Data for processing:
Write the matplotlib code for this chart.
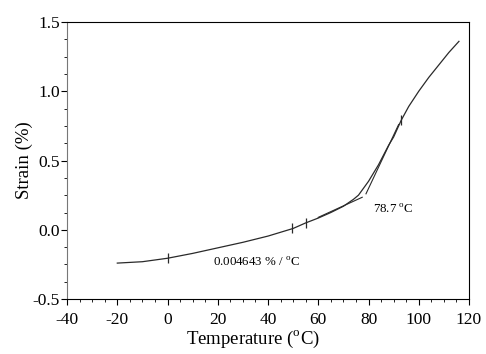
import matplotlib
matplotlib.use('Agg')
import matplotlib.pyplot as plt
from matplotlib.ticker import MultipleLocator, FormatStrFormatter

plt.rcParams['font.family'] = ['Liberation Serif', 'DejaVu Serif']
plt.rcParams['mathtext.fontset'] = 'custom'
plt.rcParams['mathtext.rm'] = 'Liberation Serif'
plt.rcParams['axes.unicode_minus'] = False

# measured strain curve
temp = [-20, -10, 0, 10, 20, 30, 40, 50, 55, 60, 65, 70, 74, 76, 78, 80,
        82, 84, 86, 88, 90, 93, 96, 100, 104, 108, 112, 116]
strain = [-0.24, -0.23, -0.205, -0.17, -0.13, -0.09, -0.045, 0.01, 0.05, 0.085,
          0.125, 0.17, 0.22, 0.25, 0.30, 0.35, 0.41, 0.47, 0.54, 0.61, 0.67,
          0.79, 0.89, 1.0, 1.1, 1.19, 1.28, 1.36]

# tangent lines around the transition
tan_low_x = [60, 77.5]
tan_low_y = [0.09, 0.235]
tan_high_x = [79, 92]
tan_high_y = [0.26, 0.76]

# cursor marks on the curve
mark_x = [0, 49.5, 55, 93]
mark_y = [-0.205, 0.01, 0.05, 0.79]

fig = plt.figure(figsize=(4.86, 3.54), dpi=100)
ax = fig.add_axes([0.138, 0.155, 0.827, 0.783])

ax.plot(temp, strain, color='#2a2a2a', lw=0.9)
ax.plot(tan_low_x, tan_low_y, color='#2a2a2a', lw=0.8)
ax.plot(tan_high_x, tan_high_y, color='#2a2a2a', lw=0.8)
ax.plot(mark_x, mark_y, ls='none', marker='|', ms=7, mew=0.9, color='#2a2a2a')

ax.text(81.8, 0.146, '78.7 $^{\\rm o}$C', fontsize=9.3, va='center')
ax.text(18, -0.237, '0.004643 % / $^{\\rm o}$C', fontsize=9.3, va='center')

ax.set_xlim(-40, 120)
ax.set_ylim(-0.5, 1.5)
ax.xaxis.set_major_locator(MultipleLocator(20))
ax.xaxis.set_minor_locator(MultipleLocator(5))
ax.yaxis.set_major_locator(MultipleLocator(0.5))
ax.yaxis.set_minor_locator(MultipleLocator(0.125))
ax.yaxis.set_major_formatter(FormatStrFormatter('%.1f'))
ax.tick_params(which='major', direction='out', length=4, width=0.8, labelsize=12.5)
ax.tick_params(which='minor', direction='out', length=2.5, width=0.6)
ax.tick_params(axis='x', which='major', pad=5)
ax.tick_params(axis='y', which='major', pad=1)

ax.spines['left'].set_color('#777777')
for s in ['top', 'right', 'bottom']:
    ax.spines[s].set_color('black')

ax.set_xlabel('Temperature ($^{\\rm o}$C)', fontsize=13.5)
ax.set_ylabel('Strain (%)', fontsize=13.5)
ax.xaxis.set_label_coords(0.463, -0.108)
ax.yaxis.set_label_coords(-0.085, 0.5)

fig.savefig('out.png', dpi=100)
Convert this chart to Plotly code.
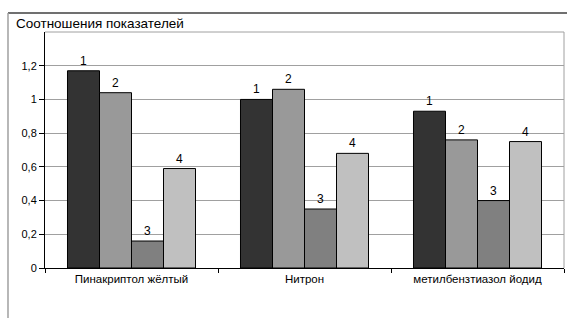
import plotly.graph_objects as go

categories = ["Пинакриптол жёлтый", "Нитрон", "метилбензтиазол йодид"]
series_names = ["1", "2", "3", "4"]
series_values = [
    [1.17, 1.00, 0.93],
    [1.04, 1.06, 0.76],
    [0.16, 0.35, 0.40],
    [0.59, 0.68, 0.75],
]
series_colors = ["#333333", "#999999", "#808080", "#c0c0c0"]
y_tickvals = [0, 0.2, 0.4, 0.6, 0.8, 1.0, 1.2]
y_ticktext = ["0", "0,2", "0,4", "0,6", "0,8", "1", "1,2"]
title_text = "Соотношения показателей"

FONT = "Liberation Sans, Arial, sans-serif"

fig = go.Figure()
for name, vals, col in zip(series_names, series_values, series_colors):
    fig.add_trace(go.Bar(
        x=categories, y=vals, name=name,
        marker=dict(color=col, line=dict(color="#000000", width=1)),
        text=[name] * len(vals), textposition="outside",
        textfont=dict(family=FONT, size=12, color="#000000"),
        cliponaxis=False,
    ))

fig.update_layout(
    width=570, height=318,
    margin=dict(l=45, r=6, t=32, b=50, autoexpand=False),
    paper_bgcolor="white", plot_bgcolor="white",
    barmode="group", bargap=0.26, bargroupgap=0,
    showlegend=False,
    font=dict(family=FONT, size=11, color="#000000"),
)
fig.update_xaxes(
    type="category", showline=True, linecolor="#000000", linewidth=1,
    ticks="outside", tickson="boundaries", ticklen=4, tickcolor="#000000",
    tickfont=dict(family=FONT, size=11.5), showgrid=False, automargin=False,
)
fig.update_yaxes(
    range=[0, 1.4], tickvals=y_tickvals, ticktext=y_ticktext,
    showline=True, linecolor="#000000", linewidth=1,
    ticks="outside", ticklen=5, tickcolor="#000000",
    showgrid=True, gridcolor="#a0a0a0", gridwidth=1, zeroline=False,
    tickfont=dict(family=FONT, size=11), automargin=False,
)
# plot area border (top/right)
fig.add_shape(type="line", xref="paper", yref="paper", x0=0, x1=1, y0=1, y1=1,
              line=dict(color="#a0a0a0", width=1))
fig.add_shape(type="line", xref="paper", yref="paper", x0=1, x1=1, y0=0, y1=1,
              line=dict(color="#a0a0a0", width=1))
# outer frame lines
fig.add_shape(type="line", xref="paper", yref="paper", x0=-0.0713, x1=1.0058,
              y0=1.0805, y1=1.0805, line=dict(color="#404040", width=1.5))
fig.add_shape(type="line", xref="paper", yref="paper", x0=-0.0713, x1=-0.0713,
              y0=-0.22, y1=1.0805, line=dict(color="#a0a0a0", width=1.5))
fig.add_annotation(text=title_text, xref="paper", yref="paper",
                   x=-0.06, y=1.075, xanchor="left", yanchor="top", showarrow=False,
                   font=dict(family=FONT, size=13.5, color="#000000"))

fig.write_html("out.html", config={"displayModeBar": False},
               post_script="document.body.style.margin='0';document.body.style.overflow='hidden';")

Task objective: Scan the material for lines with the word "chart", and copy each line you find.

Reply:
Write the matplotlib code for this chart.
Convert this chart to Plotly code.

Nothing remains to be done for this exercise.